▶ What you have to do
Write the lines out again, from the top of the material to the line containing "import plotly.graph_objects as go", pictures excluded.

[Entries with chart source code]
★ ★ ★
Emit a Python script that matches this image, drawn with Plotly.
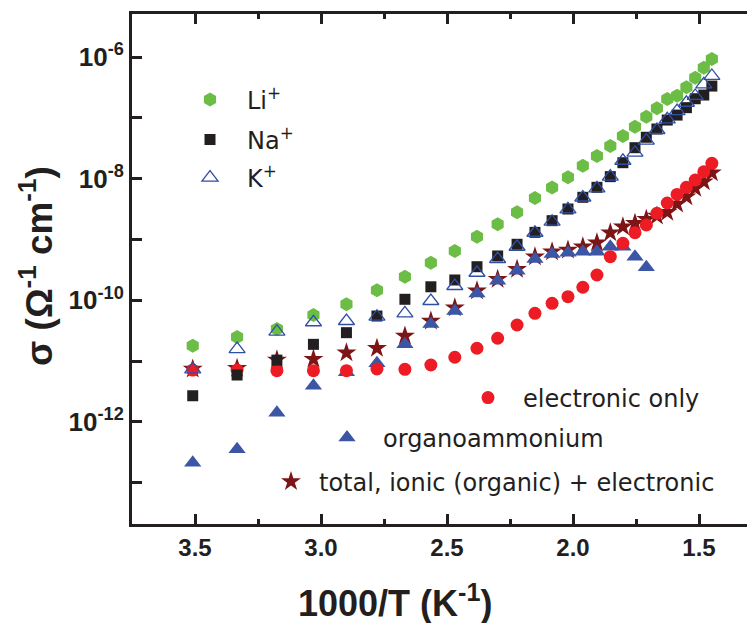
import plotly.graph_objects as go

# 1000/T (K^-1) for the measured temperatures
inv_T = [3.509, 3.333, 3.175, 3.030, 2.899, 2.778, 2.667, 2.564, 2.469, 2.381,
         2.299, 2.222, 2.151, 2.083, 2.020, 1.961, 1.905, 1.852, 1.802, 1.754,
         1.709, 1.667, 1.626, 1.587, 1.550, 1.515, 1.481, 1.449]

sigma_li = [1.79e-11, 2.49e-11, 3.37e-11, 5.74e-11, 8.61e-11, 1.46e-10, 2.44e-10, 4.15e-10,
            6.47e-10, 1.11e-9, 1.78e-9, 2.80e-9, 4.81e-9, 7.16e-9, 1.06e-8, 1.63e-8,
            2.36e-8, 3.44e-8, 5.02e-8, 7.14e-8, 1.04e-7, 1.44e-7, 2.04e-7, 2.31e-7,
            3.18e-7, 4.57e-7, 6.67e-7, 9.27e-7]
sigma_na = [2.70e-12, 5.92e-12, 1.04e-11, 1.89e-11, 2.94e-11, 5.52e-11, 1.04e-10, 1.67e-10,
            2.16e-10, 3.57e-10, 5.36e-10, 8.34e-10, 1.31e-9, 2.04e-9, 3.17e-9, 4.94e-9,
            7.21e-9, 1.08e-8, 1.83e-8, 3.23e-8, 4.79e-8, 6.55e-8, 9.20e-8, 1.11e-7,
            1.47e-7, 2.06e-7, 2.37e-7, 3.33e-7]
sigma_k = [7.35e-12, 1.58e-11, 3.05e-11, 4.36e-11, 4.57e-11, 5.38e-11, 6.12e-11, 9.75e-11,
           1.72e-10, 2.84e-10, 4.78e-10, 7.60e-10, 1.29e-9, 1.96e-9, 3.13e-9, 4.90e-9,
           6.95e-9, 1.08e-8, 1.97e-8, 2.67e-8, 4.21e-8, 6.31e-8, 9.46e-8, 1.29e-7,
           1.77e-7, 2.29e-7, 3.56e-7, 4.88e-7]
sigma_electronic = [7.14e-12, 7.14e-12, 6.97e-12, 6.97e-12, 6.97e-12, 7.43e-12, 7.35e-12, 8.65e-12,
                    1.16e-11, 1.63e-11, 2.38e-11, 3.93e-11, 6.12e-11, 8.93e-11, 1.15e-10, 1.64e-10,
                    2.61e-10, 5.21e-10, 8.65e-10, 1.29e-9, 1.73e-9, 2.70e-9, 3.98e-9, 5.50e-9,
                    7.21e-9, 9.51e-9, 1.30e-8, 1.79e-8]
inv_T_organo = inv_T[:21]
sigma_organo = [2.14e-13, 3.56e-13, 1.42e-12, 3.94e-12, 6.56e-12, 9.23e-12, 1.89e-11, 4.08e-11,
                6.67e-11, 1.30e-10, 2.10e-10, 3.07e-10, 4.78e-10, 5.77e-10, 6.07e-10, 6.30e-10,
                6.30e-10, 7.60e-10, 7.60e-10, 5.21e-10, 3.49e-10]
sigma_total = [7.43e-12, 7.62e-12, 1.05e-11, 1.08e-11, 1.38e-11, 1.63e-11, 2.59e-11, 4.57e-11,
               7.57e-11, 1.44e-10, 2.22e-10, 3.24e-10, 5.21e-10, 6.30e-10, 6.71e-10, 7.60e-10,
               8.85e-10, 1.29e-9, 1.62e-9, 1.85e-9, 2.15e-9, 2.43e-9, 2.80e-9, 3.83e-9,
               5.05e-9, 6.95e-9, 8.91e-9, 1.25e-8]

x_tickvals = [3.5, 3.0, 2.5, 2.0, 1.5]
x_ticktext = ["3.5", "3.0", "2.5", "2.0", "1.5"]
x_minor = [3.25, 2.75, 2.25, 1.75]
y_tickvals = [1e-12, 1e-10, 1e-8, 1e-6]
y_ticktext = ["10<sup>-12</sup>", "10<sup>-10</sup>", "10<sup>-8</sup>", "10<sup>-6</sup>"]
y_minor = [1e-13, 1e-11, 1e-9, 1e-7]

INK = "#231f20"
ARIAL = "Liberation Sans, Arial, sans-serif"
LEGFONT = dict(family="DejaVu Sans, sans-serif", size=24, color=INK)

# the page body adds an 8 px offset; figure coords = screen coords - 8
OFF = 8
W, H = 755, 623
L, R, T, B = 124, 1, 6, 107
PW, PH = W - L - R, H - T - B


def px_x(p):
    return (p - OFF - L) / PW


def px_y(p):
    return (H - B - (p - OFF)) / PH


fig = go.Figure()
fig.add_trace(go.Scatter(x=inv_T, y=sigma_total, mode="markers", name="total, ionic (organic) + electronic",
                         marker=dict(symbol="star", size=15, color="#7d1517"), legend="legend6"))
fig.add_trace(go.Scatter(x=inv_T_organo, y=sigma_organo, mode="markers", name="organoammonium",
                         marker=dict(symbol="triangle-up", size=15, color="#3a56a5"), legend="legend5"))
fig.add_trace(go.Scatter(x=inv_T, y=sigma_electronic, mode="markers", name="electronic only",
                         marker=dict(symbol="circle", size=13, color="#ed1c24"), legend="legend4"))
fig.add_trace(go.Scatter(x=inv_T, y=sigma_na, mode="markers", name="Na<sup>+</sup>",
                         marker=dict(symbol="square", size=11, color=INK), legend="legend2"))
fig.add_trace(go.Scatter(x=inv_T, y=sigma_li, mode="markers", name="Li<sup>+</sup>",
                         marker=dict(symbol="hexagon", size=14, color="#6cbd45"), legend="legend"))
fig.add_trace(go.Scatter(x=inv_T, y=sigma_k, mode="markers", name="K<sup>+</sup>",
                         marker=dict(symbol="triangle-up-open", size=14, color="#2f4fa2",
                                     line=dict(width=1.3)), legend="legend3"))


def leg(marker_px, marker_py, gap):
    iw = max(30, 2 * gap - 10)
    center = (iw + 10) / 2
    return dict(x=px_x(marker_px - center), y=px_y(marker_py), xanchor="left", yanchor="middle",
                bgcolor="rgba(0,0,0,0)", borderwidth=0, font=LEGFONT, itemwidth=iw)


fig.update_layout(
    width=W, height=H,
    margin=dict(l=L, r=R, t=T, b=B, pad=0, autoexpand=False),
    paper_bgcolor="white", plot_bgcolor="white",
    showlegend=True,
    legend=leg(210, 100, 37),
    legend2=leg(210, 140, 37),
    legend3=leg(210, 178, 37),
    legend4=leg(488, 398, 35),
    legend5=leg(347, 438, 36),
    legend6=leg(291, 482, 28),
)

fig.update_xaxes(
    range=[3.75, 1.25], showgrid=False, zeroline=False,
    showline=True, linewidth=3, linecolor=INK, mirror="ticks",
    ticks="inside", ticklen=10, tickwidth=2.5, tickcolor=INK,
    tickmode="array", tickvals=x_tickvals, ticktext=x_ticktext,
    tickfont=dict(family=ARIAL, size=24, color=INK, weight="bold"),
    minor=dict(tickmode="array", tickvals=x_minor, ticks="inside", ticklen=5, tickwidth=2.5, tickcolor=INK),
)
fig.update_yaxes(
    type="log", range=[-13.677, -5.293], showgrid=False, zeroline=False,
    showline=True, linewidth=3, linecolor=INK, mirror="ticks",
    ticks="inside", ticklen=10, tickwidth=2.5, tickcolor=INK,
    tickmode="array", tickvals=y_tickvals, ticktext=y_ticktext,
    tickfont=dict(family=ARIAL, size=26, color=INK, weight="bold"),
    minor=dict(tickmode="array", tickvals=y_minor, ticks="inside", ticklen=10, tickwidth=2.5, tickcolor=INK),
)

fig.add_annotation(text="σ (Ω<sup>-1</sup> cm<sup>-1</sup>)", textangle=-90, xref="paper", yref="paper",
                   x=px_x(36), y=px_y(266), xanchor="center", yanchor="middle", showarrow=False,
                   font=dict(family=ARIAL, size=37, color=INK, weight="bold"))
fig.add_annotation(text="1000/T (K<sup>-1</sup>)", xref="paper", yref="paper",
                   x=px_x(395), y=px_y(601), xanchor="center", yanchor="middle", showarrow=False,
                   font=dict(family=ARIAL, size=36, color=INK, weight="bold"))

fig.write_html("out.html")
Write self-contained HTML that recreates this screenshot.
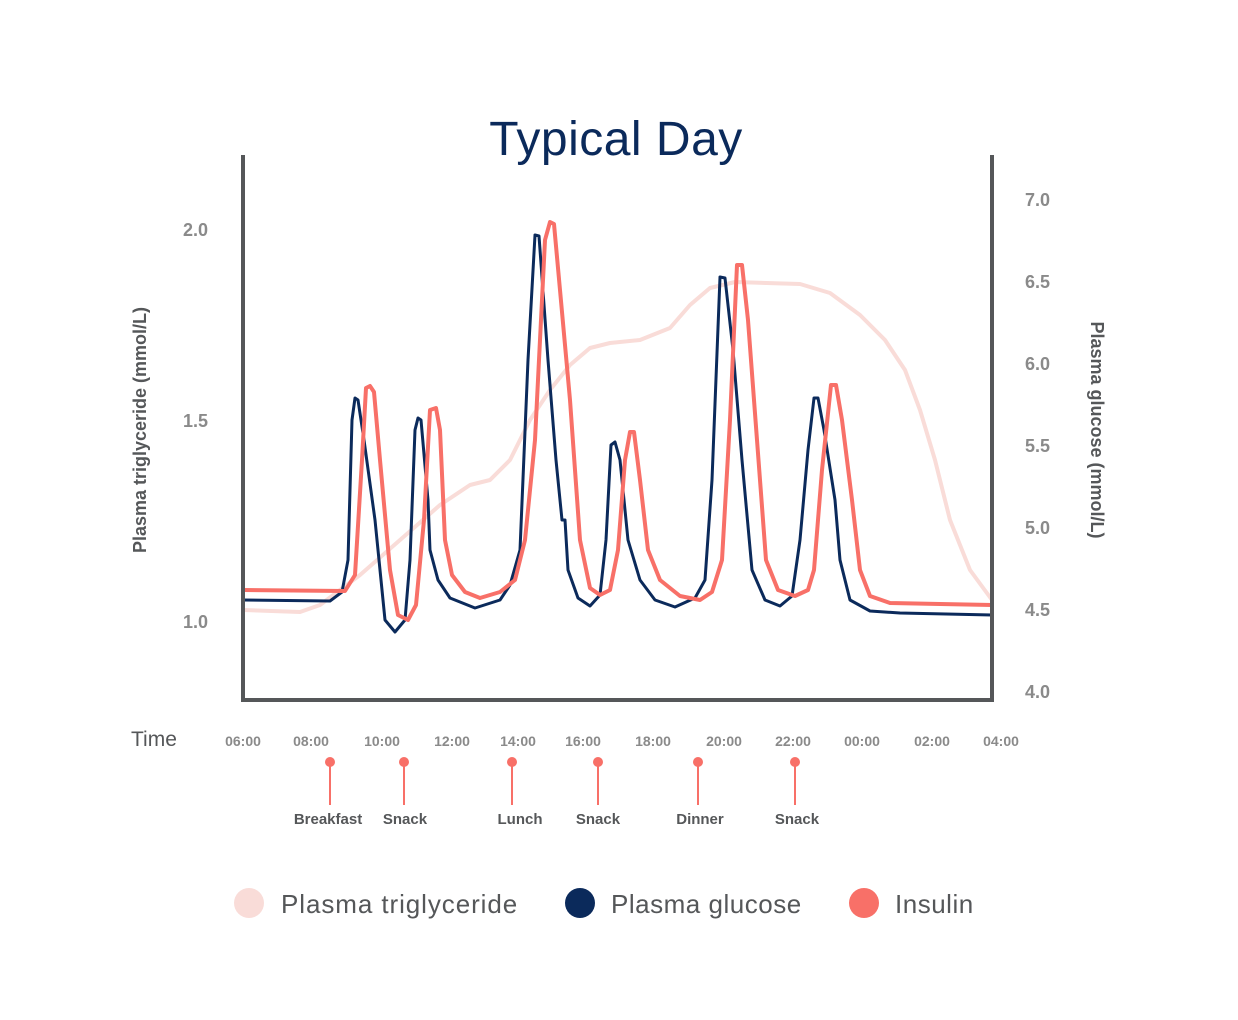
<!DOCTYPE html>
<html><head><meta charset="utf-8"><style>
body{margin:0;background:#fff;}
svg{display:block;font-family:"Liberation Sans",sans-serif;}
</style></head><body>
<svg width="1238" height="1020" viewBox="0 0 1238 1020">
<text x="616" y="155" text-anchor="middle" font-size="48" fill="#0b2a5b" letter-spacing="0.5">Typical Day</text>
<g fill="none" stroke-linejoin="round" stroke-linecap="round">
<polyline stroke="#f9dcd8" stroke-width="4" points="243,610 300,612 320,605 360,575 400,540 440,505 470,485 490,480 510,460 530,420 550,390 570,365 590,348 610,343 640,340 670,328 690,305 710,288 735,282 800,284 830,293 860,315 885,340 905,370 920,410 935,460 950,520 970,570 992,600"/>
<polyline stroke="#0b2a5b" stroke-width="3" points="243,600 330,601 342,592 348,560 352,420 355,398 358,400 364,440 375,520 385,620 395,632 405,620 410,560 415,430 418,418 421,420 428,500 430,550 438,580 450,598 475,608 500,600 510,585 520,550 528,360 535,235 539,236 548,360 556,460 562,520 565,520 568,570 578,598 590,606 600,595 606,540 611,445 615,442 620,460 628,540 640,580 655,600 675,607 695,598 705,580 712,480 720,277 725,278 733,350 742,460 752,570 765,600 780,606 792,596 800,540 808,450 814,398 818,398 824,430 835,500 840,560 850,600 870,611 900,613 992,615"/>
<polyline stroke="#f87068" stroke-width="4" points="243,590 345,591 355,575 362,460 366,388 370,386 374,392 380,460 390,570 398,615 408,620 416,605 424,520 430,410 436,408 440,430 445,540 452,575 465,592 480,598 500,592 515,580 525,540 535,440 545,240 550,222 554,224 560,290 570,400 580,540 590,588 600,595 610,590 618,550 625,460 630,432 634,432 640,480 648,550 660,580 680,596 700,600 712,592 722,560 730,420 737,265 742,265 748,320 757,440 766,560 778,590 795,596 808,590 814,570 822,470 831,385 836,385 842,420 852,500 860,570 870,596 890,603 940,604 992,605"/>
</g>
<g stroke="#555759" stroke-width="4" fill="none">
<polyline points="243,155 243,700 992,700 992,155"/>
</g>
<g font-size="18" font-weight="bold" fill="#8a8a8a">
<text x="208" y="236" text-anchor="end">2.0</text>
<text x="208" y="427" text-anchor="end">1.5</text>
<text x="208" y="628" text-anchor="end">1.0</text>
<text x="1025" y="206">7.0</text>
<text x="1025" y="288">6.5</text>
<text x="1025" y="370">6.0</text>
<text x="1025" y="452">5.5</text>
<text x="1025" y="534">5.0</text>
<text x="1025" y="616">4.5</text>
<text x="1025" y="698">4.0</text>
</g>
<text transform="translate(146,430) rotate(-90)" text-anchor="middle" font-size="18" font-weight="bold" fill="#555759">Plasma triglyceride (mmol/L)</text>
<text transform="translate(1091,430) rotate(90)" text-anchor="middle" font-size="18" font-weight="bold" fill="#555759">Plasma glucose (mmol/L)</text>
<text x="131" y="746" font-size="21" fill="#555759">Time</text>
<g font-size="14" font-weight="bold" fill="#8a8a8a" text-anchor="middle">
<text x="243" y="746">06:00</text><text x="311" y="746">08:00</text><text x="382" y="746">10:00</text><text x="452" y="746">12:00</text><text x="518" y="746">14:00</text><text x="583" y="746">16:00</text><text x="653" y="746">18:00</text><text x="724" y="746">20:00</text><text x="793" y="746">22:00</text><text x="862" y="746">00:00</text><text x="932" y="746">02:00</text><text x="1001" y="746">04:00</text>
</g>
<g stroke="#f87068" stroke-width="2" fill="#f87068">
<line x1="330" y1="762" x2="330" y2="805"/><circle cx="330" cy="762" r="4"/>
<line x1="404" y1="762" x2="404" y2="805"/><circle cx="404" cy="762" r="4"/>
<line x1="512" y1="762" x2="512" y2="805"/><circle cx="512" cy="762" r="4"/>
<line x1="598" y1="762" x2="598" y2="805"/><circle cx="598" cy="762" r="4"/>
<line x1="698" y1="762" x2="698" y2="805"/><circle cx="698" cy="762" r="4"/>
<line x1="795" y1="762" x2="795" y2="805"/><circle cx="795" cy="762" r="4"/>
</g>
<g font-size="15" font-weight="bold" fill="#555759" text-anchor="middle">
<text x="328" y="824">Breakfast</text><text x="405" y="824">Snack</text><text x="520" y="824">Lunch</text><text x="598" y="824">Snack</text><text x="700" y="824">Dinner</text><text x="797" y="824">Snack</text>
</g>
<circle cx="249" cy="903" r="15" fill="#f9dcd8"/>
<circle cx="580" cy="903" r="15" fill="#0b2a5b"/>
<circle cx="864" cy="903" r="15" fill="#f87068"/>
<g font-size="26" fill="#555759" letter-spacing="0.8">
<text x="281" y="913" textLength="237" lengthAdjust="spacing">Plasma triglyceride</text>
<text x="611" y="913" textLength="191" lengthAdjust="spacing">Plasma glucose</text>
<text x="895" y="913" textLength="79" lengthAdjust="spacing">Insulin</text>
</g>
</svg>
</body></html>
★ ★ ★
▶ Exercise solution
Emit a Python script that matches this image, drawn with Plotly.
import plotly.graph_objects as go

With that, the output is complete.